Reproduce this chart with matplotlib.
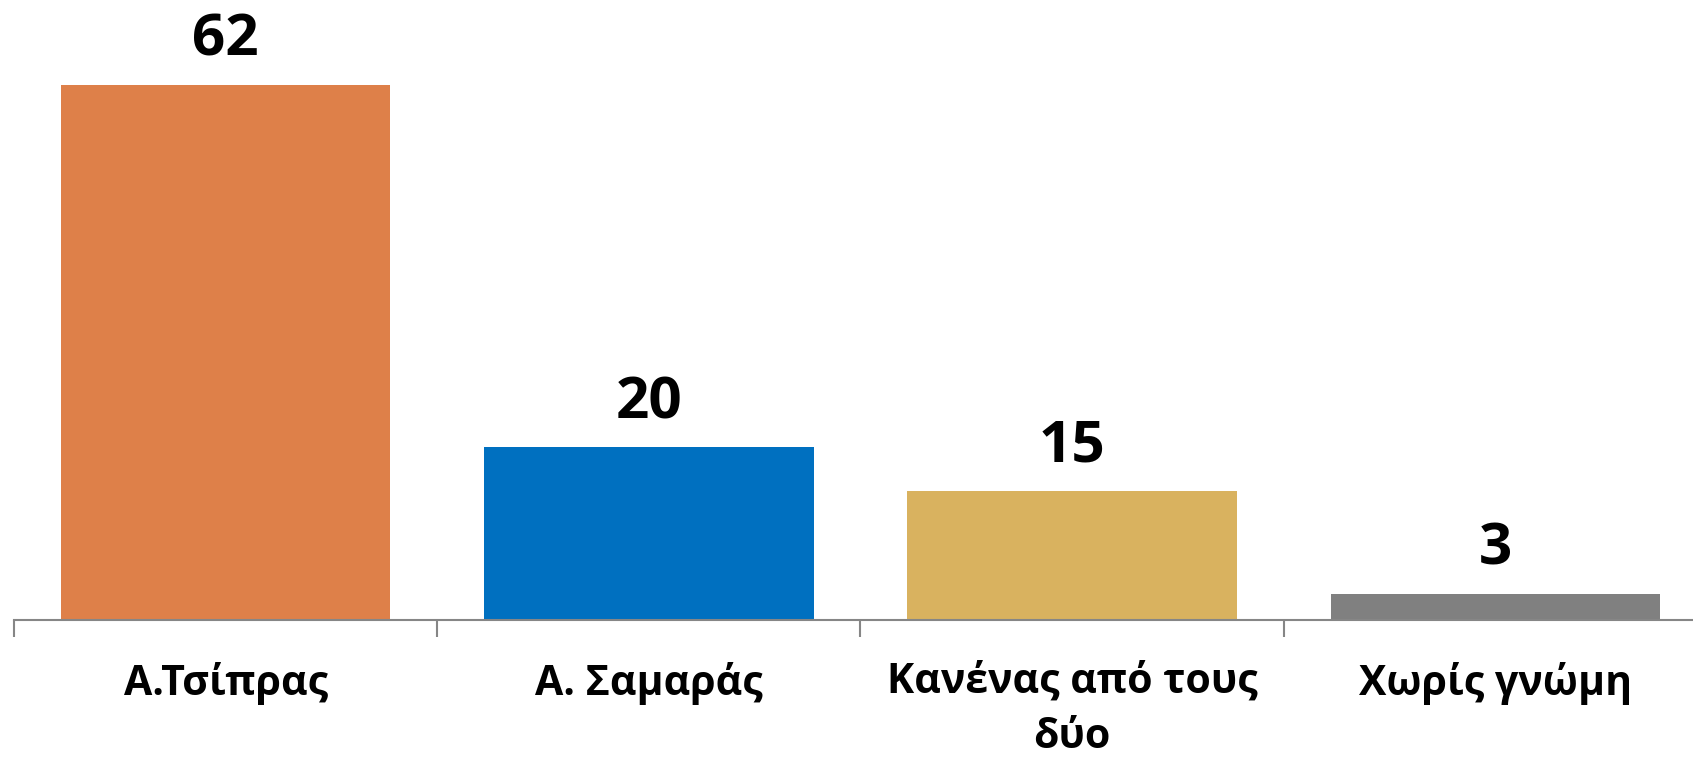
import matplotlib
matplotlib.use("Agg")
import matplotlib.pyplot as plt

categories = ["Α.Τσίπρας", "Α. Σαμαράς", "Κανένας από τους\nδύο", "Χωρίς γνώμη"]
values = [62, 20, 15, 3]
colors = ["#DE8049", "#0070C0", "#D9B25F", "#808080"]

plt.rcParams['font.family'] = ['Open Sans', 'DejaVu Sans']

W, H = 1693, 760
fig = plt.figure(figsize=(W / 100, H / 100), dpi=100)
left = 14 / W
width = (1707 - 14) / W
bottom = 140 / H
height = 620 / H
ax = fig.add_axes([left, bottom, width, height])

x = list(range(len(categories)))
bars = ax.bar(x, values, width=0.778, color=colors, zorder=2)
ax.set_xlim(-0.5, len(categories) - 0.5)
ax.set_ylim(0, 620 / 8.63)

for b, v in zip(bars, values):
    ax.annotate(str(v), (b.get_x() + b.get_width() / 2, v), xytext=(0, 11),
                textcoords="offset points", ha="center", va="bottom",
                fontsize=42, fontweight="bold", color="black")

for s in ["top", "right", "left"]:
    ax.spines[s].set_visible(False)
ax.spines["bottom"].set_color("#868686")
ax.spines["bottom"].set_linewidth(1.5)
ax.set_yticks([])

ax.set_xticks([i - 0.5 for i in range(len(categories) + 1)])
ax.set_xticklabels([])
ax.tick_params(axis="x", length=12, width=1.5, color="#868686")
ax.set_xticks(x, minor=True)
ax.set_xticklabels(categories, minor=True, fontsize=29.5, fontweight="bold",
                   linespacing=1.45, va="top")
ax.tick_params(axis="x", which="minor", length=0, pad=30)

fig.savefig("out.png", dpi=100)
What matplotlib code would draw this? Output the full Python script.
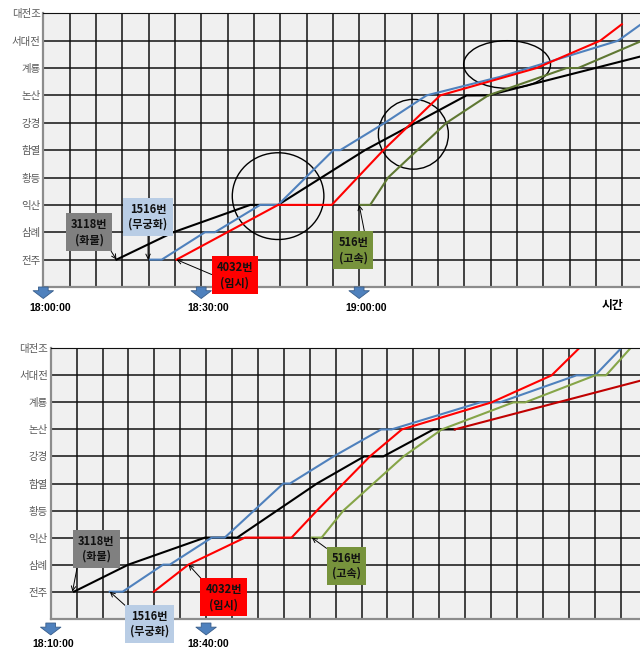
import matplotlib
matplotlib.use('Agg')
import numpy as np
import matplotlib.pyplot as plt
from matplotlib.patches import Ellipse
from matplotlib.transforms import blended_transform_factory

plt.rcParams['font.family'] = ['Noto Sans CJK KR', 'DejaVu Sans']

# station order along the line (0 = 전주)
stations = ['전주', '삼례', '익산', '황등', '함열', '강경', '논산', '계룡', '서대전', '대전조']

# ---- top chart: minutes after 18:00 / station index ----
top_3118_t = [13.9, 24.7, 39.3, 44.6, 61.1, 80.4, 84.5, 113.4]
top_3118_s = [0, 1, 2, 2, 4, 6, 6, 7.42]
top_1516_t = [20.3, 22.5, 30.7, 32.6, 41.2, 44.6, 55.1, 56.4, 64.9, 72.8, 86.8, 109.2, 113.4]
top_1516_s = [0, 0, 1, 1, 2, 2, 4, 4, 5, 6, 6.68, 8, 8.58]
top_4032_t = [25.3, 44.6, 54.8, 64.6, 75.4, 93.7, 105.8, 109.9]
top_4032_s = [0, 2, 2, 4, 6, 7, 8, 8.6]
top_516_t = [60.2, 62.1, 65.5, 76.6, 84.5, 99.4, 101.6, 113.4]
top_516_s = [2, 2, 3, 5, 6, 7, 7, 7.97]

# circles: centre time, centre station, width (min), height (stations)
top_circles = [(44.6, 2.32, 17.4, 3.17), (70.3, 4.58, 13.3, 2.55), (88.1, 7.13, 16.5, 1.74)]

# ---- bottom chart ----
bot_3118_t = [14.5, 25.0, 39.8, 46.0, 61.4, 70.5, 74.2, 83.9, 88.0]
bot_3118_s = [0, 1, 2, 2, 4, 5, 5, 6, 6]
bot_3118b_t = [88.0, 123.8]
bot_3118b_s = [6, 7.8]
bot_1516_t = [21.4, 23.9, 31.7, 33.0, 41.1, 43.6, 54.9, 56.2, 64.6, 73.8, 75.8, 92.9, 96.7, 111.5, 115.1, 119.9]
bot_1516_s = [0, 0, 1, 1, 2, 2, 4, 4, 5, 6, 6, 7, 7, 8, 8, 8.96]
bot_4032_t = [29.9, 36.6, 47.5, 56.5, 61.4, 71.6, 77.8, 95.1, 106.7, 112.0]
bot_4032_s = [0, 1, 2, 2, 3, 5, 6, 7, 8, 9]
bot_516_t = [60.4, 62.3, 66.5, 78.1, 85.5, 99.3, 101.6, 115.1, 117.2, 121.9]
bot_516_s = [2, 2, 3, 5, 6, 7, 7, 8, 8, 9]

top_ticks = [0, 30, 60]
top_tick_labels = ['18:00:00', '18:30:00', '19:00:00']
bot_ticks = [10, 40]
bot_tick_labels = ['18:10:00', '18:40:00']

note_3118 = '3118번\n(화물)'
note_1516 = '1516번\n(무궁화)'
note_4032 = '4032번\n(임시)'
note_516 = '516번\n(고속)'

BLUE = '#4f81bd'
RED = '#ff0000'
GRAY_BOX = '#808080'
BLUE_BOX = '#b9cde5'
GREEN_BOX = '#77933c'

fig = plt.figure(figsize=(6.4, 6.5), dpi=100)
ax1 = fig.add_axes([43.3 / 640, 1 - 287 / 650, (640 - 43.3) / 640, (287 - 13.3) / 650])
ax2 = fig.add_axes([50.7 / 640, 1 - 618.7 / 650, (640 - 50.7) / 640, (618.7 - 348.3) / 650])


def setup(ax, x0, x1):
    ax.set_xlim(x0, x1)
    ax.set_ylim(-1, 9)
    ax.set_facecolor('#f0f0f0')
    ax.set_xticks(np.arange(x0, x1, 5))
    ax.set_xticklabels([])
    ax.set_yticks(range(-1, 10))
    ax.set_yticklabels([''] + stations, fontsize=7.5, color='#595959')
    ax.tick_params(length=0, pad=2)
    ax.grid(True, color='#111111', lw=1.1)
    ax.set_axisbelow(True)
    for side in ['left', 'bottom']:
        ax.spines[side].set_color('#8c8c8c')
        ax.spines[side].set_linewidth(1.6)
    ax.spines['top'].set_color('#111111')
    ax.spines['right'].set_visible(False)


def time_marks(ax, ticks, labels, y_top, y_tip, y_text, dx):
    tr = blended_transform_factory(ax.transData, ax.transAxes)
    for t, lab in zip(ticks, labels):
        ax.annotate('', xy=(t, y_tip), xytext=(t, y_top), xycoords=tr, textcoords=tr,
                    arrowprops=dict(arrowstyle='simple,head_length=0.4,head_width=1.05,tail_width=0.5',
                                    mutation_scale=14, fc=BLUE, ec='#385d8a', lw=0.6,
                                    shrinkA=0, shrinkB=0), annotation_clip=False)
        ax.text(t + dx, y_text, lab, transform=tr, ha='center', va='center',
                fontsize=7.5, fontweight='bold', family=['Liberation Sans', 'DejaVu Sans'])


def note(ax, text, target, center, color, rel):
    ax.annotate(text, xy=target, xytext=center, ha='center', va='center',
                fontsize=8, fontweight='bold', color='#111111', linespacing=1.2,
                bbox=dict(boxstyle='square,pad=0.45', fc=color, ec='none'),
                arrowprops=dict(arrowstyle='->', color='black', lw=0.7,
                                shrinkA=0, shrinkB=0, relpos=rel),
                annotation_clip=False, zorder=5)


# ---- top ----
setup(ax1, 0, 113.35)
ax1.plot(top_3118_t, top_3118_s, color='black', lw=1.5)
ax1.plot(top_1516_t, top_1516_s, color=BLUE, lw=1.5)
ax1.plot(top_4032_t, top_4032_s, color=RED, lw=1.5)
ax1.plot(top_516_t, top_516_s, color='#5f7833', lw=1.5)
for cx, cy, w, h in top_circles:
    ax1.add_patch(Ellipse((cx, cy), w, h, fill=False, ec='black', lw=1.0))
note(ax1, note_3118, (top_3118_t[0], 0), (8.7, 1.0), GRAY_BOX, (0.97, 0.1))
note(ax1, note_1516, (19.9, 0), (19.9, 1.56), BLUE_BOX, (0.5, 0))
note(ax1, note_4032, (top_4032_t[0], 0), (36.4, -0.57), RED, (0, 0.45))
note(ax1, note_516, (60.0, 2), (58.9, 0.35), GREEN_BOX, (0.9, 1))
time_marks(ax1, top_ticks, top_tick_labels, 0.0, -0.042, -0.076, 1.3)
ax1.text(108.2, -0.066, '시간', transform=blended_transform_factory(ax1.transData, ax1.transAxes),
         ha='center', va='center', fontsize=8.5, fontweight='bold')

# ---- bottom ----
setup(ax2, 10, 123.76)
ax2.plot(bot_3118_t, bot_3118_s, color='black', lw=1.5)
ax2.plot(bot_3118b_t, bot_3118b_s, color='#c00000', lw=1.5)
ax2.plot(bot_1516_t, bot_1516_s, color=BLUE, lw=1.5)
ax2.plot(bot_4032_t, bot_4032_s, color=RED, lw=1.5)
ax2.plot(bot_516_t, bot_516_s, color='#86a548', lw=1.5)
note(ax2, note_3118, (14.2, 0), (18.8, 1.58), GRAY_BOX, (0, 0))
note(ax2, note_1516, (bot_1516_t[0], 0), (29.1, -1.19), BLUE_BOX, (0, 1))
note(ax2, note_4032, (36.6, 1), (43.4, -0.21), RED, (0, 1))
note(ax2, note_516, (bot_516_t[0], 2), (67.1, 0.95), GREEN_BOX, (0, 1))
time_marks(ax2, bot_ticks, bot_tick_labels, -0.016, -0.06, -0.095, 0.4)

fig.savefig('out.png', dpi=100)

- - - - - - -

» What you have to do
Repeat exactly the part that opens with the line containing "What matplotlib code" and closes with the line containing "top_516_s = [2, 2, 3, 5, 6, 7, 7, 7.97]". Include both end lines, and drop the pictures.

» Answer to the task
What matplotlib code would draw this? Output the full Python script.
import matplotlib
matplotlib.use('Agg')
import numpy as np
import matplotlib.pyplot as plt
from matplotlib.patches import Ellipse
from matplotlib.transforms import blended_transform_factory

plt.rcParams['font.family'] = ['Noto Sans CJK KR', 'DejaVu Sans']

# station order along the line (0 = 전주)
stations = ['전주', '삼례', '익산', '황등', '함열', '강경', '논산', '계룡', '서대전', '대전조']

# ---- top chart: minutes after 18:00 / station index ----
top_3118_t = [13.9, 24.7, 39.3, 44.6, 61.1, 80.4, 84.5, 113.4]
top_3118_s = [0, 1, 2, 2, 4, 6, 6, 7.42]
top_1516_t = [20.3, 22.5, 30.7, 32.6, 41.2, 44.6, 55.1, 56.4, 64.9, 72.8, 86.8, 109.2, 113.4]
top_1516_s = [0, 0, 1, 1, 2, 2, 4, 4, 5, 6, 6.68, 8, 8.58]
top_4032_t = [25.3, 44.6, 54.8, 64.6, 75.4, 93.7, 105.8, 109.9]
top_4032_s = [0, 2, 2, 4, 6, 7, 8, 8.6]
top_516_t = [60.2, 62.1, 65.5, 76.6, 84.5, 99.4, 101.6, 113.4]
top_516_s = [2, 2, 3, 5, 6, 7, 7, 7.97]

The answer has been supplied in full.